4.1 Gemäß der Prüfungsabteilung sei es nicht möglich, Anspruchsmerkmale zu recherchieren, die nur durch ihren Zweck definiert seien. Nach Ansicht der Kammer trifft jedoch eher das Gegenteil zu: Je breiter ein Merkmal definiert ist, desto leichter lassen sich im Stand der Technik Belege zu ihm finden. In Ausnahmefällen mag von vornherein klar sein, dass es keinen sinnvollen Stand der Technik geben kann (weil zum Beispiel ein perpetuum mobile beansprucht wird). Ein solcher Fall liegt hier aber nicht vor.
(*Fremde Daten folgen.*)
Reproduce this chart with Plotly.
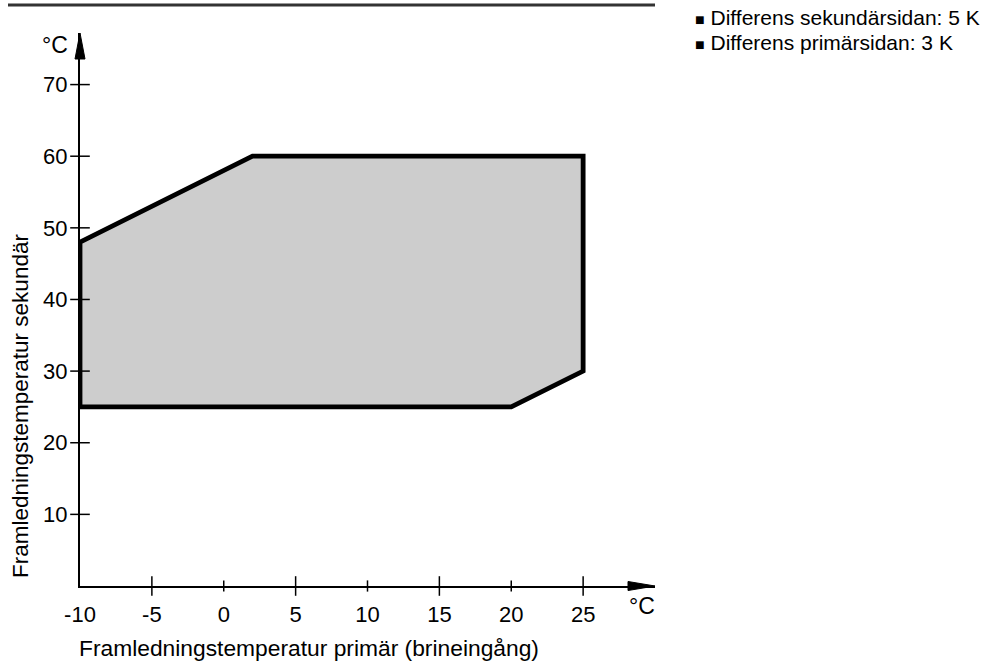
import plotly.graph_objects as go

# Operating envelope polygon (primary inlet temp, secondary flow temp)
env_x = [-10, -10, 2, 25, 25, 20, -10]
env_y = [25, 48, 60, 60, 30, 25, 25]

x_ticks = [-10, -5, 0, 5, 10, 15, 20, 25]
x_long = [-5, 5, 15, 25]
x_short = [0, 10, 20]
y_ticks = [10, 20, 30, 40, 50, 60, 70]

x_title = "Framledningstemperatur primär (brineingång)"
y_title = "Framledningstemperatur sekundär"
notes = ["Differens sekundärsidan: 5 K", "Differens primärsidan: 3 K"]

X_RANGE = [-10, 30]
Y_RANGE = [0, 77.2]
FONT = "Liberation Sans, Arial, sans-serif"

PW, PH = 575, 553  # plot area size in px

fig = go.Figure()
fig.add_trace(go.Scatter(
    x=env_x, y=env_y, mode="lines", fill="toself",
    fillcolor="#cdcdcd", line=dict(color="#000000", width=4.8),
    hoverinfo="skip", showlegend=False,
))

# tick marks crossing the axes (markers, not clipped)
def tick_trace(xs, ys, symbol, size):
    return go.Scatter(x=xs, y=ys, mode="markers", cliponaxis=False,
                      marker=dict(symbol=symbol, size=size,
                                  line=dict(color="#000", width=1.5)),
                      hoverinfo="skip", showlegend=False)

fig.add_trace(tick_trace(x_long, [0] * len(x_long), "line-ns", 14))
fig.add_trace(tick_trace(x_short, [0] * len(x_short), "line-ns", 8))
fig.add_trace(tick_trace([X_RANGE[0]] * len(y_ticks), y_ticks, "line-ew", 14))

shapes = [
    # arrow heads (paper refs so they are not clipped)
    dict(type="path", xref="paper", yref="paper", xsizemode="pixel", ysizemode="pixel",
         xanchor=0, yanchor=1, path="M 0,0 L -5,-26 L 5,-26 Z",
         fillcolor="#000", line=dict(color="#000", width=1)),
    dict(type="path", xref="paper", yref="paper", xsizemode="pixel", ysizemode="pixel",
         xanchor=1, yanchor=0, path="M 0,0 L -27,-4.5 L -27,4.5 Z",
         fillcolor="#000", line=dict(color="#000", width=1)),
    # top rule
    dict(type="line", xref="paper", yref="paper",
         x0=-72/PW, x1=1.0, y0=1 + 28/PH, y1=1 + 28/PH,
         line=dict(color="#333333", width=3)),
]

annotations = [
    dict(text="°C", xref="paper", yref="paper", x=-10/PW, y=1 - 12/PH,
         xanchor="right", yanchor="middle", showarrow=False, font=dict(size=23)),
    dict(text="°C", xref="paper", yref="paper", x=1 - 28/PW, y=-20/PH,
         xanchor="left", yanchor="middle", showarrow=False, font=dict(size=23)),
    dict(text=x_title, xref="paper", yref="paper", x=-3/PW, y=-62/PH,
         xanchor="left", yanchor="middle", showarrow=False, font=dict(size=22.8)),
    dict(text=y_title, xref="paper", yref="paper", x=-60/PW, y=(586 - 406)/PH,
         xanchor="center", yanchor="middle", textangle=-90, showarrow=False,
         font=dict(size=22.5)),
]
for i, t in enumerate(notes):
    annotations.append(dict(
        text="<span style='font-size:16px'>■</span> " + t,
        xref="paper", yref="paper", x=(693 - 80)/PW,
        y=(586 - (17 + 26 * i))/PH, xanchor="left", yanchor="middle",
        showarrow=False, font=dict(size=21)))

fig.update_layout(
    width=992, height=669,
    margin=dict(l=80, r=337, t=33, b=83),
    paper_bgcolor="white", plot_bgcolor="white",
    font=dict(family=FONT, color="#000", size=22),
    showlegend=False,
    shapes=shapes, annotations=annotations,
    xaxis=dict(range=X_RANGE, tickvals=x_ticks, ticktext=[str(v) for v in x_ticks],
               showgrid=False, zeroline=False, showline=True, linecolor="#000",
               linewidth=2, ticks="outside", ticklen=8, tickcolor="rgba(0,0,0,0)",
               tickfont=dict(size=22), automargin=False, layer="below traces"),
    yaxis=dict(range=Y_RANGE, tickvals=y_ticks, ticktext=[str(v) for v in y_ticks],
               showgrid=False, zeroline=False, showline=True, linecolor="#000",
               linewidth=2, ticks="outside", ticklen=6, tickcolor="rgba(0,0,0,0)",
               tickfont=dict(size=22), automargin=False, layer="below traces"),
)

# remove the default 8px page margin so the figure sits at the window's corner
fig.write_html("out.html", config={"displayModeBar": False},
               post_script="document.body.style.margin='0';")
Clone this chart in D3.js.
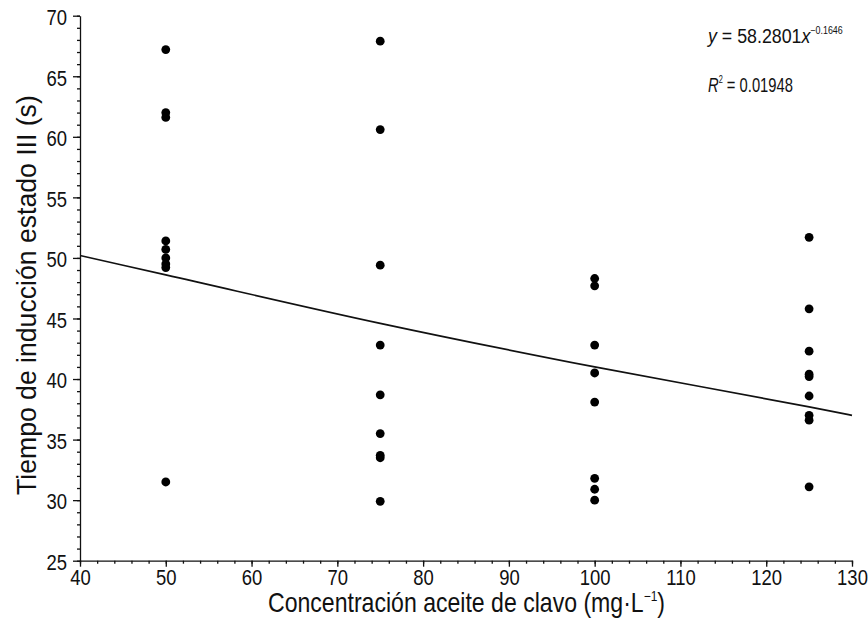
<!DOCTYPE html>
<html>
<head>
<meta charset="utf-8">
<title>Tiempo de inducción vs concentración</title>
<script src="https://d3js.org/d3.v7.min.js"></script>
<style>
  body { margin: 0; background: white; }
  text { font-family: "Liberation Sans", Arial, sans-serif; fill: #111; }
</style>
</head>
<body>
<div id="chart"></div>
<script>
// data
var conc50 = [67.2, 62.0, 61.6, 51.4, 50.7, 50.0, 49.5, 49.2, 31.5];
var conc75 = [67.9, 60.6, 49.4, 42.8, 38.7, 35.5, 33.7, 33.5, 29.9];
var conc100 = [48.3, 47.7, 42.8, 40.5, 38.1, 31.8, 30.9, 30.0];
var conc125 = [51.7, 45.8, 42.3, 40.4, 40.2, 38.6, 37.0, 36.6, 31.1];
var concentrations = [50, 75, 100, 125];

// fitted curve as drawn
var trendX = [40, 50, 75, 100, 125, 130];
var trendY = [50.2, 48.6, 44.6, 41.0, 37.7, 37.0];

var xTicks = [40, 50, 60, 70, 80, 90, 100, 110, 120, 130];
var yTicks = [25, 30, 35, 40, 45, 50, 55, 60, 65, 70];

var width = 868, height = 628;
var plotLeft = 80, plotRight = 852, plotTop = 15.7, plotBottom = 560.7;
var squeeze = 0.84; // narrow the glyphs like a condensed face

var svg = d3.select("#chart").append("svg")
  .attr("width", width)
  .attr("height", height);

var x = d3.scaleLinear().domain([40, 130]).range([plotLeft, plotRight]);
var y = d3.scaleLinear().domain([25, 70]).range([plotBottom, plotTop]);

// minor ticks
svg.append("g")
  .attr("transform", "translate(0," + plotBottom + ")")
  .call(d3.axisBottom(x).tickValues(d3.range(40, 131, 2)).tickSize(3).tickFormat(""))
  .call(function(g) { g.select(".domain").remove(); });
svg.append("g")
  .attr("transform", "translate(" + plotLeft + ",0)")
  .call(d3.axisLeft(y).tickValues(d3.range(25, 71, 1)).tickSize(3).tickFormat(""))
  .call(function(g) { g.select(".domain").remove(); });

// major axes
var xAxis = svg.append("g")
  .attr("transform", "translate(0," + plotBottom + ")")
  .call(d3.axisBottom(x).tickValues(xTicks).tickSize(6).tickSizeOuter(0));
var yAxis = svg.append("g")
  .attr("transform", "translate(" + plotLeft + ",0)")
  .call(d3.axisLeft(y).tickValues(yTicks).tickSize(7).tickSizeOuter(0));

xAxis.attr("font-family", null).attr("font-size", null);
yAxis.attr("font-family", null).attr("font-size", null);
svg.selectAll(".tick text").style("font-size", "22px")
  .attr("transform", "scale(" + squeeze + ",1)");
xAxis.selectAll(".tick text").attr("y", 8).attr("dy", "0.75em");
yAxis.selectAll(".tick text").attr("x", -15.5).attr("dy", "0.4em");
svg.selectAll(".domain, .tick line").attr("stroke", "#111").attr("stroke-width", 1.3);

// trend line
svg.append("path")
  .datum(d3.zip(trendX, trendY))
  .attr("fill", "none")
  .attr("stroke", "#111")
  .attr("stroke-width", 1.7)
  .attr("d", d3.line().x(function(d) { return x(d[0]); }).y(function(d) { return y(d[1]); }).curve(d3.curveMonotoneX));

// points
var groups = [conc50, conc75, conc100, conc125];
var points = [];
groups.forEach(function(vals, i) {
  vals.forEach(function(v) { points.push({c: concentrations[i], t: v}); });
});
svg.selectAll("circle.pt")
  .data(points)
  .enter().append("circle")
  .attr("class", "pt")
  .attr("cx", function(d) { return x(d.c); })
  .attr("cy", function(d) { return y(d.t); })
  .attr("r", 4.4)
  .attr("fill", "#000");

// squeeze a text horizontally so it spans the given width
function fitText(sel, tx, ty, w, rot) {
  var natural = sel.node().getBBox().width;
  sel.attr("transform", "translate(" + tx + "," + ty + ")" + (rot ? " rotate(" + rot + ")" : "") +
    " scale(" + (w / natural) + ",1)");
}

// axis titles
var xTitle = svg.append("text")
  .style("font-size", "27px")
  .html("Concentración aceite de clavo (mg·L<tspan dy='-11' style='font-size:14px'>−1</tspan><tspan dy='11'>)</tspan>");
fitText(xTitle, 268, 612, 397);

var yTitle = svg.append("text")
  .style("font-size", "27px")
  .text("Tiempo de inducción estado III (s)");
fitText(yTitle, 36, 495, 400, -90);

// equation
var eq = svg.append("text")
  .style("font-size", "20px")
  .html("<tspan font-style='italic'>y</tspan> = 58.2801<tspan font-style='italic'>x</tspan><tspan dy='-9' style='font-size:10px'>−0.1646</tspan>");
fitText(eq, 708, 43, 137);

var r2 = svg.append("text")
  .style("font-size", "20px")
  .html("<tspan font-style='italic'>R</tspan><tspan dy='-9' style='font-size:10px'>2</tspan><tspan dy='9'> = 0.01948</tspan>");
fitText(r2, 708, 92, 85);
</script>
</body>
</html>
4.2 Auch die Einwände nach Artikel 83 EPÜ belegen keinesfalls eine Unmöglichkeit der Recherche.
Laut Prüfungsabteilung seien die Anspruchsgegenstände nicht ausführbar und nicht recherchierbar, weil die angestrebte Ortung nicht genauer als in dem von der Anmeldung genannten Stand der Technik erzielbar sei. Aus dieser Aussage schließt die Kammer jedoch vielmehr, dass eine allgemeine Recherche auf dem Gebiet der Ortungstechnik durchaus möglich und aussagekräftig gewesen wäre. Denn technisch ist es ohne weiteres plausibel, dass ein Funk-, Infrarot- oder Ultraschallsender geortet werden kann. Die Recherchierbarkeit des Ortungsprinzips ist keine Frage der Genauigkeit der erzielbaren Ortung. Objektiv verlangt die Anmeldung keine revolutionären technischen Mittel, sondern stützt sich großteils auf bekannte technische (z.B. Piezo-)Elemente. Soweit solche Elemente für ihre jeweiligen Zwecke naheliegen, sind sie gerade aus diesem Grund auch ausführbar und recherchierbar (unabhängig von der Frage, ob am Ende ein Patent erteilt werden kann). Auch kann unter Umständen der Stand der Technik gerade dazu Aufschluss geben, ob eine Erfindung ausführbar ist, so dass die Ausführbarkeit nicht zwingend isoliert vom Stand der Technik betrachtet werden kann.
4.3 Da eine Recherche Voraussetzung für die Sachprüfung ist und eine Recherche möglich war, hätte eine Zurückweisung nicht ohne Recherche erfolgen dürfen. Die Rechtsprechung hat anerkannt, dass eine Anmeldung nur dann ohne Nachrecherche durch die Prüfungsabteilung zurückgewiesen werden kann, wenn es sich bei den einzigen technischen Merkmalen um notorische Merkmale handelt (siehe T 1924/07-FA Information/BRIDGESTONE CORP., Punkt 10). Ein solcher Fall liegt hier aber nicht vor.
ENTSCHEIDUNGSFORMEL
Aus diesen Gründen wird entschieden:
1. Die angefochtene Entscheidung wird aufgehoben.
2. Die Sache wird an die Eingangsstelle zur weiteren Behandlung zurückverwiesen.
3. Die Rückzahlung der Beschwerdegebühr wird angeordnet.